Sunday, October 9, 2011

An Open Letter to Volunteers

While I appreciate all that volunteers do to keep our children involved in fantastic activities, I am often frustrated by the quality of our experience with these volunteers. I know-if I'm going to gripe about something, I should be willing to change it. But I feel like I am in a position to gripe. Believe me, you are probably not cutting muster in your current volunteer post, I KNOW I could do better,  and as soon as I unravel the time-space continuum, I will. Until then, fix yo shit, ' cuz I'm sick of it.

Team moms and Coaches:

DO maintain a current roster of all children and parents. This document should be updated and distributed. If new children join, you have to update it.  Sorry, but you're the sucker that raised their hand when a team parent was needed. You must pay.

DO maintain some sort of calender: Most sports have one through a website.  Google Calender is  easy-even I can figure it out.  And, then we can all upload the damn thing to our phones, and always know what the hell is happening.  Because those flyers that come home? Most don't, and the ones that do are under the pile of crap I will get to once this season is over.  Right next to the three-weeks-late power bill and my soon-to-expire coupon for anti-depressants.

DO touch base by text, phone or email, even when there is not much to report-it tells us we haven't been forgotten, and keeps the organization fresh in my mind, which keeps me excited for the events coming up, and lets me know I'm in the loop

DO apologize when you err, and forget to, say, tell a parent when practice is canceled-we have lives, and things like this truly affect the overall quality of the experience, and reflect on the organization as a whole

DO give us as much possible notice on upcoming dates, events, expectations. We all have lives and sometimes need to make plans, especially when a sport takes up 5 months a year including every foreseeable Saturday

DO try to fix your errors. People are way more understanding then yo3 might believe (despite my rants)

DON'T bring any of the following for post-game snacks:  cupcakes, Capri-Suns (seriously, have you SEEN the amount of sugar in these???-OK, maybe the Roaring Water or whatever, that has way less sugar will do) , candy, jell-o or pudding cups, red-colored drinks (ummm, the uniforms are white, are you people temporarily blind while you schlep through Food for Less?)  Honestly, what is wrong with waters, string cheese, maybe some cut oranges.  The kids just exercised for 3 straight hours-they don't need sugar, they need oxygen, for Christ's sake. Water and orange slices will suffice until they regain the use of their fingers, because it's frikkin' cold as a witch's tit out here. Now let's get this party moving, so I can get some laundry done before my child outgrows the clothes he's wearing.

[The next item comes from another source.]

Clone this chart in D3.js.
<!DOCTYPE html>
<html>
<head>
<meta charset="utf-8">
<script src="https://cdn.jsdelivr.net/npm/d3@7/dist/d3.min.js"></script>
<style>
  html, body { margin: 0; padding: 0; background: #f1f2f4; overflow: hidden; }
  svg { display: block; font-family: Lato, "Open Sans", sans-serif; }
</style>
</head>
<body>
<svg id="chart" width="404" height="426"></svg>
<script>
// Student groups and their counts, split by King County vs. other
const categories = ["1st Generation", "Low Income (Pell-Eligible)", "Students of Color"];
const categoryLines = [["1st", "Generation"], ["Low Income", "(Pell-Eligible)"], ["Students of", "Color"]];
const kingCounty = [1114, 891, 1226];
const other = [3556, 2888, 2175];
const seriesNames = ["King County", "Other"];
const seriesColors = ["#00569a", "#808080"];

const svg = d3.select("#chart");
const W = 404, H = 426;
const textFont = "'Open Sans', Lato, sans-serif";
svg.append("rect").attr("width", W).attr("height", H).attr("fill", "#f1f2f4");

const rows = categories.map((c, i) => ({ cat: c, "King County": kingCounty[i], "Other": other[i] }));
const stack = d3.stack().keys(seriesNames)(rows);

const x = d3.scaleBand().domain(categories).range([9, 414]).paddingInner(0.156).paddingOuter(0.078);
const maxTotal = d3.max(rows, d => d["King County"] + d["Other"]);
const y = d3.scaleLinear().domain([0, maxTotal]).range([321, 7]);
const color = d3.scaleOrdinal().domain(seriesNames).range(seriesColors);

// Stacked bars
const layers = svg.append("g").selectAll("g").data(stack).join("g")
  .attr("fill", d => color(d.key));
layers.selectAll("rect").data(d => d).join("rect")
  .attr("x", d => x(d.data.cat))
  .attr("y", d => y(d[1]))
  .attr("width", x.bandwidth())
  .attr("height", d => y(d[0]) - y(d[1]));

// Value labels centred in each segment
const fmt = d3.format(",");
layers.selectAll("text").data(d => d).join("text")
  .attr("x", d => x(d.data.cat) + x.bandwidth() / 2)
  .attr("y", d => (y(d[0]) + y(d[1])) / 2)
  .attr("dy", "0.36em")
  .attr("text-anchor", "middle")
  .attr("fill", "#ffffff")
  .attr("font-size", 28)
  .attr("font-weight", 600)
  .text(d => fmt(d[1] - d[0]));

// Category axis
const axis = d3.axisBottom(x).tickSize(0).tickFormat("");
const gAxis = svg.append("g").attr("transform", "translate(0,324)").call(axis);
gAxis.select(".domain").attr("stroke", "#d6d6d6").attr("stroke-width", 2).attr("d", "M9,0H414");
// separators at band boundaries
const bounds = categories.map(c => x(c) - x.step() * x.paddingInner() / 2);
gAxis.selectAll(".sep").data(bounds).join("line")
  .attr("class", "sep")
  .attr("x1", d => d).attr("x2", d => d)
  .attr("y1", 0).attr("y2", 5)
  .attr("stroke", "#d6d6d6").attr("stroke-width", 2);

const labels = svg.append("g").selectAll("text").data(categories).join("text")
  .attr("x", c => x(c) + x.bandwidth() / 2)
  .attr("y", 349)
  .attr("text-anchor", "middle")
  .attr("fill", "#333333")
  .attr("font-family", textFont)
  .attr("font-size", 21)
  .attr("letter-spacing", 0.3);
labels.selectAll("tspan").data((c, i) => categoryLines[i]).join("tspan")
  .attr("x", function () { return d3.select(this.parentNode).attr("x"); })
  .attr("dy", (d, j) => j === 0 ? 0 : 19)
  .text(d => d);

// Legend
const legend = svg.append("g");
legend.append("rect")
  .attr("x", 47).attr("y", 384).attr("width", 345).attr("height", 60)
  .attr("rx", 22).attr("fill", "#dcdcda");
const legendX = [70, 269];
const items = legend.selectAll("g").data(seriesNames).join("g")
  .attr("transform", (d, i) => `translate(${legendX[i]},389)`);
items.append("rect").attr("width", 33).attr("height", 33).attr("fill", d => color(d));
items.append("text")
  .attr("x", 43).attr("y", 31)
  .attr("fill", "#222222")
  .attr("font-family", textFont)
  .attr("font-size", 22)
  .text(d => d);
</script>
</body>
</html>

Some of you may be all, "where does she get room to talk, that self-absorbed condescending bitch".  Go back and read my blog from the beginning. I'm nice and have developed something I have heard being described as a modicum of patience, but also over-achieving and perfect. Enough is enough, for crying out loud.  I have volunteered since I was 14 as a candy striper. I always put 100% in, and when I can't, I fix my errors. I am currently involved in 5 non-profits in one way or another. Believe me when I say I wish I could run them all, my way, without dying in the process. Alas, I cannot, so I need you all to do what you signed up to do. If you can't tell someone, and make the situation better for all involved, crawl back under that rock you call a duplex, and take your rotten child with you. Don't act all embarrassed or ignore the problem-that's way too first-fast-food-job of you.  Be a grown-up and step down if you can't handle it-we will all be better off.

Now, this may sound like I don't appreciate the people in my children's lives.  That is soooo not true.  One of the my kids' team moms is really great, getting emails out each week. She thanks each person that did snack, reminds the next group who's up. She texts when she needs something, so you can ignore her, or step up.  It's quick and painless.  We all appreciate it. She may not hear much about her work-this means she is doing it right.
Also, I co-lead a Girl Scout Troop with a wonderful mom that has no idea how great she is.  When she slacks, she has a good reason.  When I nod off, she comes up from behind to take up the slack. She's funny and smart, and I enjoy her company. She also keeps me honest and in the loop, and accepts the "new" me that sometimes can't remember what week it is.  This makes her full of awesome-y fabness.

I feel much better now.  (That one chick really pissed me off last week, and I didn't want to embarrass my husband and child while I read her the riot act she so deserved, so you get to bear the brunt.  For this, I love you extra this week.)